# 4020 john deer no oil pressure



## tracy (Mar 26, 2011)

hi i lost a rod in my 4020 replaced it resleved it got it running startid with 50psi oil pressur then it wormid up now 0 psi oil pressur it dos not knock or ratil can anybody help


----------



## Hoodoo Valley (Nov 14, 2006)

Welcome to the forum Tracy! First off..... are you certain the oil meter is working? Could be a piece of crud in the tube leading to the gauge. Have you tried another gauge? I wouldn't run it until you verify that the pump is indeed working or not!


----------



## tracy (Mar 26, 2011)

tryed a differnt gage in a differnt oil gally hole 0 psi


----------



## tracy (Mar 26, 2011)

how can i test the pump


----------



## Hoodoo Valley (Nov 14, 2006)

Not a pro mechanic, just an "As needed" type of do it yourselfer, but on a very short start up and shut off, I would look at the top end to see if it was getting oil, or remove the oil filter to see if it is pumping. Is the oil pick up screen clean? Got enough oil in it? Stupid questions but I have to ask.


----------



## linus (Mar 26, 2011)

tractor beam said:


> Not a pro mechanic, just an "As needed" type of do it yourselfer, but on a very short start up and shut off, I would look at the top end to see if it was getting oil, or remove the oil filter to see if it is pumping. Is the oil pick up screen clean? Got enough oil in it? Stupid questions but I have to ask.

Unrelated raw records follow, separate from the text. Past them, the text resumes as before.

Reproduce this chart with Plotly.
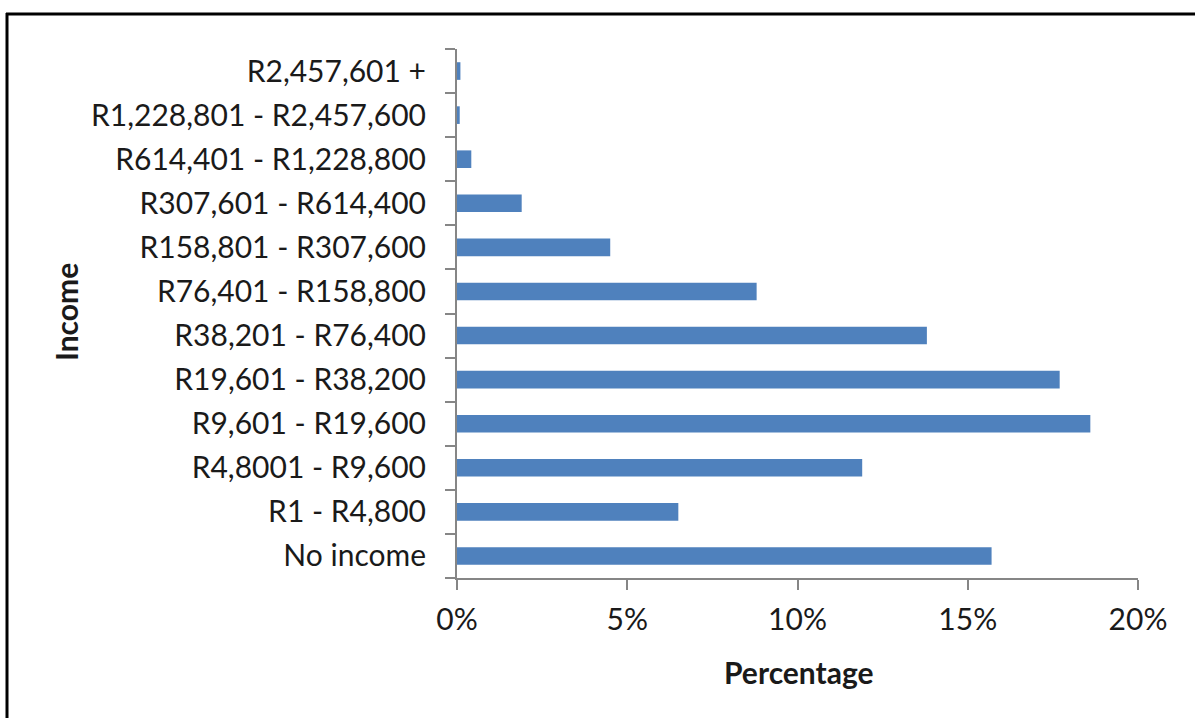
import plotly.graph_objects as go

categories = [
    "No income", "R1 - R4,800", "R4,8001 - R9,600", "R9,601 - R19,600",
    "R19,601 - R38,200", "R38,201 - R76,400", "R76,401 - R158,800",
    "R158,801 - R307,600", "R307,601 - R614,400", "R614,401 - R1,228,800",
    "R1,228,801 - R2,457,600", "R2,457,601 +",
]
percentages = [15.7, 6.5, 11.9, 18.6, 17.7, 13.8, 8.8, 4.5, 1.9, 0.42, 0.08, 0.1]
x_ticks = [0, 5, 10, 15, 20]
x_tick_labels = ["0%", "5%", "10%", "15%", "20%"]

W, H = 1195, 718
ML, MR, MT, MB = 457, 57, 49, 140
PW, PH = W - ML - MR, H - MT - MB

def px(x):
    return (x - ML) / PW

def py(y):
    return 1 - (y - MT) / PH

FONT = "Lato"
TXT = "#1a1a1a"
AX = "#868686"

fig = go.Figure(go.Bar(
    x=percentages, y=categories, orientation="h",
    marker=dict(color="#4F81BD", line=dict(width=0)),
    width=0.4,
))

fig.update_layout(
    width=W, height=H,
    margin=dict(l=ML, r=MR, t=MT, b=MB, pad=0),
    paper_bgcolor="white", plot_bgcolor="white",
    showlegend=False,
    font=dict(family=FONT, color=TXT, size=30),
    xaxis=dict(
        range=[0, 20], tickmode="array", tickvals=x_ticks, ticktext=x_tick_labels,
        showgrid=False, zeroline=False,
        showline=True, linecolor=AX, linewidth=2,
        ticks="outside", ticklen=10, tickwidth=2, tickcolor=AX,
        tickfont=dict(family=FONT, size=30, color=TXT),
        ticklabelstandoff=4,
    ),
    yaxis=dict(
        categoryorder="array", categoryarray=categories,
        range=[-0.5, len(categories) - 0.5],
        showgrid=False, zeroline=False,
        showline=True, linecolor=AX, linewidth=2,
        ticks="outside", tickson="boundaries", ticklen=10, tickwidth=2, tickcolor=AX,
        tickfont=dict(family=FONT, size=30, color=TXT),
        ticklabelstandoff=23,
    ),
    annotations=[
        dict(text="<b>Percentage</b>", x=px(799), y=py(672), xref="paper", yref="paper",
             showarrow=False, xanchor="center", yanchor="middle",
             font=dict(family=FONT, size=30, color=TXT)),
        dict(text="<b>Income</b>", x=px(66), y=py(312), xref="paper", yref="paper",
             showarrow=False, xanchor="center", yanchor="middle", textangle=-90,
             font=dict(family=FONT, size=30, color=TXT)),
    ],
    shapes=[
        dict(type="line", xref="paper", yref="paper", x0=px(7), x1=px(7),
             y0=py(13), y1=py(730), line=dict(color="black", width=3)),
        dict(type="line", xref="paper", yref="paper", x0=px(6), x1=px(1210),
             y0=py(14), y1=py(14), line=dict(color="black", width=3)),
    ],
)

fig.write_html("out.html")
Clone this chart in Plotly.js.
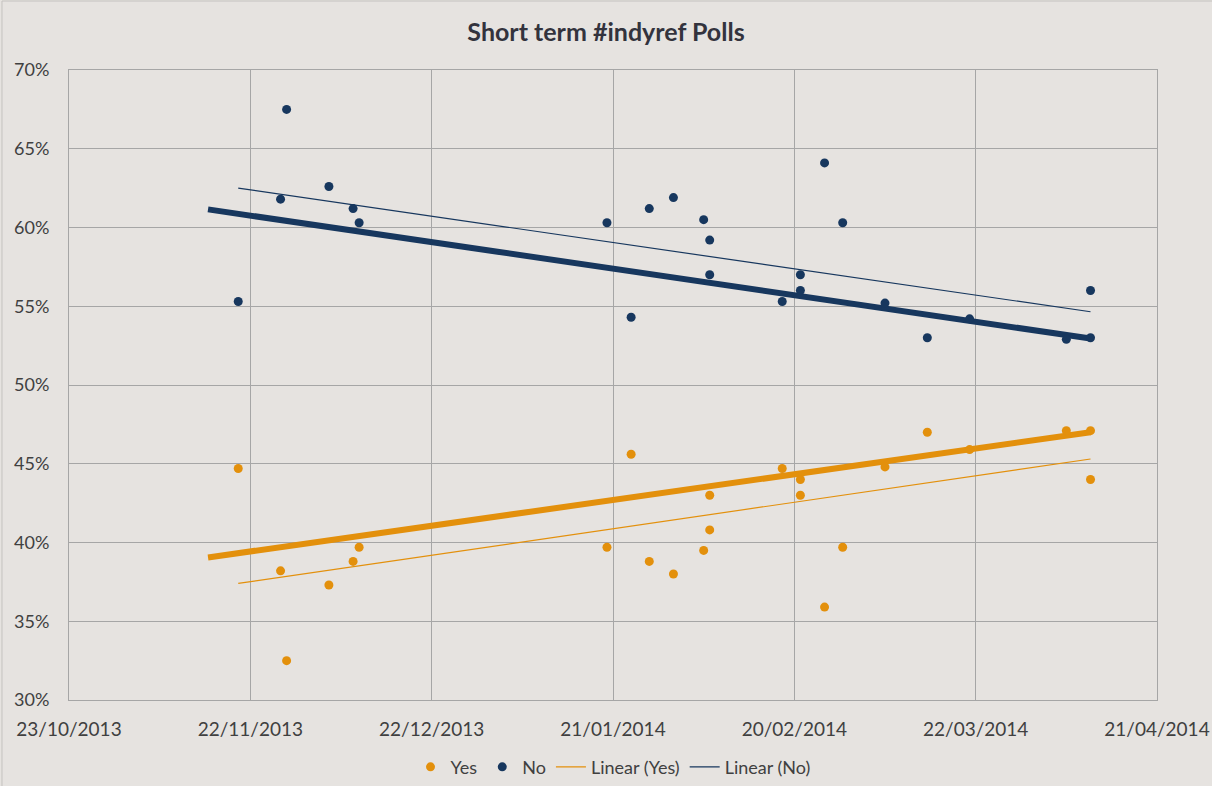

 we took the oil pan off for the third time we blow air in the oil gallie on the side of block whare we had put the gage does any one think puting the it where the ideat light screws into the block would that make a differnce for the oil preassure?


----------



## greasemonkey (Mar 6, 2011)

tracy said:


> hi i lost a rod in my 4020 replaced it resleved it got it running startid with 50psi oil pressur then it wormid up now 0 psi oil pressur it dos not knock or ratil can anybody help


Did you replace all the engine bearings( main&rods) if so did you make sure the clearance was in specks. After the oil cools does the pressure return to 50psi?


----------



## GreenFlyer (Feb 4, 2010)

I know this is an even dumber question, but did you guys put oil back in the tractor? Yours would not be the first case when someone rebuilt something on a engine where the oil was drained, and then the oil was not put back in.


----------



## tracy (Mar 26, 2011)

the oil pump is cracked it had to have goten hit by the rod it looked good but it opened up after starting it have new pump now going to install it this week


----------



## dvknutson (Apr 12, 2010)

*My suggestion ... and I came by this honestly*

I rebuilt a motor a while ago and experienced a similar effect. 
It turned out that I over-used silicon, while installing some gaskets and this ended up plugging the end of the oil pressure gauge sensor. I tried a new gauges, but every attempt resulted only a slight indication of oil pressure, only after pulling the sensor out did I see the little blob of stuff blocking the tiny inlet. I knew there was lots of oil pressure as the everything was getting lots of oil and no blockage of oil screens or filters. 

I wished I would had checked this the first day rather then the 4th !!

DVKnutson


----------